In 99% of real world shootings, you don't need sights on the gun. All those night sights, and fancy after market sights are just like fishing lures; designed to get the money out of your pocket and into theirs. Same with all those guns that are too big to fit in a pocket. Sucker bait sales items.
There is a time and place for everything. The trick I think, is being prepared for as much of that as you can.

Usually, when you bring up anything that is a bit different than the norm, and people who have never worked at it to the point of being proficent with whatever is being worked on, will pout and cry its impossible.

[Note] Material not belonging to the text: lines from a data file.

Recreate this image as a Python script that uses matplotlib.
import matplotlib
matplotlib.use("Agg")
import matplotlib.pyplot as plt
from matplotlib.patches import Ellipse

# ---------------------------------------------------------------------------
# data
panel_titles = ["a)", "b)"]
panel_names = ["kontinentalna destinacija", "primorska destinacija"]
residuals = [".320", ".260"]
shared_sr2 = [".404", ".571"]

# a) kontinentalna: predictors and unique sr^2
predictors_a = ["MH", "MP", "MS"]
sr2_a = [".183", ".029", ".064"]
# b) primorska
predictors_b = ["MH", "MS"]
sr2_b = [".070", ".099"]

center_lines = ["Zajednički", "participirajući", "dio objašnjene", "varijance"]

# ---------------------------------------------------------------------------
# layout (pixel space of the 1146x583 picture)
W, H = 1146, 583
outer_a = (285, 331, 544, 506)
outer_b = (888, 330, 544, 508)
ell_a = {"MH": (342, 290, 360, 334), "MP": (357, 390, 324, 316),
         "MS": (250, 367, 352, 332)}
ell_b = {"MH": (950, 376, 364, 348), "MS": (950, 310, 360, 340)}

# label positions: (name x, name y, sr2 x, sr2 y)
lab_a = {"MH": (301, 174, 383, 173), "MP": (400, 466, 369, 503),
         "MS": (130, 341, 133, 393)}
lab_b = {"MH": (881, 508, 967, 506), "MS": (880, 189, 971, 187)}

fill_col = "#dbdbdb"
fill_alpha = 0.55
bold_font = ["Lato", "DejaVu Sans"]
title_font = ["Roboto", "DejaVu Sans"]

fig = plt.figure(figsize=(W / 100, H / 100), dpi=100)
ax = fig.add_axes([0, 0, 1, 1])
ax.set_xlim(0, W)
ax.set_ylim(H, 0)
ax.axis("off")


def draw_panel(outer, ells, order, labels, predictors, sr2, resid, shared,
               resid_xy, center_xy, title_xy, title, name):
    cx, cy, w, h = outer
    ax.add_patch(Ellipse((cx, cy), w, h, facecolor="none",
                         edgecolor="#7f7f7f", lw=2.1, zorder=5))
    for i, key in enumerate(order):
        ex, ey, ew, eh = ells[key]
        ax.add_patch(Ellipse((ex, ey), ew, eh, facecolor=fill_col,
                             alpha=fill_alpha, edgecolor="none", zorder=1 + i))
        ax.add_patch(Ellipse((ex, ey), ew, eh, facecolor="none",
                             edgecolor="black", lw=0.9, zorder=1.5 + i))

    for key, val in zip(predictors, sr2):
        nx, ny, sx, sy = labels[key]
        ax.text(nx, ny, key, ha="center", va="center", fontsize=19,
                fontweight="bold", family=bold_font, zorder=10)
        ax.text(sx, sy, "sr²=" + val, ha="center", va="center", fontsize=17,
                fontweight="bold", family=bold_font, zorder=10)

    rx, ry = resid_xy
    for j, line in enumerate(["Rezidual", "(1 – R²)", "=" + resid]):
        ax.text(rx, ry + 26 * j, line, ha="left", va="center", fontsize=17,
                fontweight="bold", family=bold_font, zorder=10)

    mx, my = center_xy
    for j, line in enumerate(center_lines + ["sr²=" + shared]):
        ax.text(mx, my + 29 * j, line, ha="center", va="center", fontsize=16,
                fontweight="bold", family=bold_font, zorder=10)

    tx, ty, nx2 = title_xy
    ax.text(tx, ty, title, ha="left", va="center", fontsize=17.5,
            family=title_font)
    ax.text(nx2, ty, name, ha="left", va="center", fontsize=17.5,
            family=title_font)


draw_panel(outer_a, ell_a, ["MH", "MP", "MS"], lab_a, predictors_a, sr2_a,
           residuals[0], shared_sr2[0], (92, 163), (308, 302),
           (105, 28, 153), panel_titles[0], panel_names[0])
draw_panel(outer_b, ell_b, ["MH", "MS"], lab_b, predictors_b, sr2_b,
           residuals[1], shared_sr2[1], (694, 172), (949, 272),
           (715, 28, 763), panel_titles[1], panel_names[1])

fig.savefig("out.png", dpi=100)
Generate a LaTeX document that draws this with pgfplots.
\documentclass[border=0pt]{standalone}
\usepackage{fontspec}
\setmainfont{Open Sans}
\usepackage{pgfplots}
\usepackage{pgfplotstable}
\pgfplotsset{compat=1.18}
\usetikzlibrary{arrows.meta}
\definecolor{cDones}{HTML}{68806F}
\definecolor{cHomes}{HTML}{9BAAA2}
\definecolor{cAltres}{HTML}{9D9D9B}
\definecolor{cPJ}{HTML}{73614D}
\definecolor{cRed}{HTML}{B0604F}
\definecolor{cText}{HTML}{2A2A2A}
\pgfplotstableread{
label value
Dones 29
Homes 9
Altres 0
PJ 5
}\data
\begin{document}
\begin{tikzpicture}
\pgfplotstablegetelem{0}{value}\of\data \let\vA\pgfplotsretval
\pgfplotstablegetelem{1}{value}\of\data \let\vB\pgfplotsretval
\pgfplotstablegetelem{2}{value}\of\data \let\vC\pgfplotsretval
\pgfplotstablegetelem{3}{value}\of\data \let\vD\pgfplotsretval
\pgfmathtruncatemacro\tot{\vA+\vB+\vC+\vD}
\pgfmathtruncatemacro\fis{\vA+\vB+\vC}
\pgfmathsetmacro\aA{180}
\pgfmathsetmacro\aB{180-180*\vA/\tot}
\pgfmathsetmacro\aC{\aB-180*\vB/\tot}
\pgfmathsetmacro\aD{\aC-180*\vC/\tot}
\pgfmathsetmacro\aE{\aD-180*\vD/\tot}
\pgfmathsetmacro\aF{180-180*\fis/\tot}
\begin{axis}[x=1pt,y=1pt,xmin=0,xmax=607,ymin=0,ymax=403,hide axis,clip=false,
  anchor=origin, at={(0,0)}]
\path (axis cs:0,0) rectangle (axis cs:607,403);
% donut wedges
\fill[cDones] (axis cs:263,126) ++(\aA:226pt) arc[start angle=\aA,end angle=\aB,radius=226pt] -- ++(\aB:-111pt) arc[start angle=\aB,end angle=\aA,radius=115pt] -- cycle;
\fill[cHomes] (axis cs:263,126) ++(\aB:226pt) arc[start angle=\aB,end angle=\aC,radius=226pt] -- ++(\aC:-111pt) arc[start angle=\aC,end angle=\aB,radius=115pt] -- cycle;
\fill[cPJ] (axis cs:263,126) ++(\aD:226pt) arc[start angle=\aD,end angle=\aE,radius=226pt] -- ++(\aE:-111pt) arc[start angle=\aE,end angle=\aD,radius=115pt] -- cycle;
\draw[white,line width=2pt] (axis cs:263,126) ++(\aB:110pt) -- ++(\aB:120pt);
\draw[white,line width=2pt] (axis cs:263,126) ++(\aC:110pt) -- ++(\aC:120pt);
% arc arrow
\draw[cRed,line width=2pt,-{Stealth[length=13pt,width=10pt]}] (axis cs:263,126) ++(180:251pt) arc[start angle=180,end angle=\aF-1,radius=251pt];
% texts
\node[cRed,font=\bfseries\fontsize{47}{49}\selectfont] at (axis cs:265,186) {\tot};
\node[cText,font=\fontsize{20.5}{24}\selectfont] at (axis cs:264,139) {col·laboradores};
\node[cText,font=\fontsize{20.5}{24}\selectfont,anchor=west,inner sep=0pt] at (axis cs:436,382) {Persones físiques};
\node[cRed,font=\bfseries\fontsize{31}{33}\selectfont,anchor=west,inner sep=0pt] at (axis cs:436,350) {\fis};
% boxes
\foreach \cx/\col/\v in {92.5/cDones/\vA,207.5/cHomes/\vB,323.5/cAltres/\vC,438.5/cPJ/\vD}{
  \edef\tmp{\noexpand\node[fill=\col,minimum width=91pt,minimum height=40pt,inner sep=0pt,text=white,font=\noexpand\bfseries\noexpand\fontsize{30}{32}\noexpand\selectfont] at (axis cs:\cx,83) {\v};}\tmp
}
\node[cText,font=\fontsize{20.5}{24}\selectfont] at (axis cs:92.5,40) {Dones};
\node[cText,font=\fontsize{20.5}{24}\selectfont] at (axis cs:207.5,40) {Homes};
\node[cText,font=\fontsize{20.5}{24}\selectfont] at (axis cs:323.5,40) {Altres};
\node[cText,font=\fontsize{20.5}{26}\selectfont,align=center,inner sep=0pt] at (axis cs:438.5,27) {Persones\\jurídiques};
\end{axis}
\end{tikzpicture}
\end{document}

I think a lot of that too, depends on the "era" you came up in. Some of us are older, and learned things that are now considered passe, and not current, but they do still work, and work well, if you take the time to learn and understand them. Those who have come in more recently, often have no idea as to what was done before and what still works. Its the "dont know what you dont know" thing again.

Quote:
Originally Posted by Nomad, 2nd View Post
Yea, that so the people who do it for a living use them!

I've been in quite a few shootins, haji falls down much more when you use the sights!

The glock 23 on my hip is a "sucker bait sale item" and a Jennings . 22 is a good defensive pistol!
Theres no doubt that sighted shooting would be prefered and the best choice, but as others have mentioned, you dont always have the luxury of that choice.

My point here is, try and be as versitile as you can, and be able to make the best use of whatever you have, and however you need to use it.

As you said above, people miss, because they dont train. And that applies to any way you shoot.

I can easily draw and put a burst into the head on photo target at 5-7 yards, all while moving offline as I go, and I can do to on demand, and without thinking about doing it. I do it all the time in practice.

What Im not doing, is training for just "ONE" thing, and then trying to wing something totally different, and the first time Im trying it, is the worst possible moment to try and wing anything.

Being competent and proficient in your shooting, is a life long thing, its not a goal to attain, and then say youre there, and stop. It needs to be done on a regular basis, and you continually learn as you go. There is ALWAYS somethng new to learn and improve on.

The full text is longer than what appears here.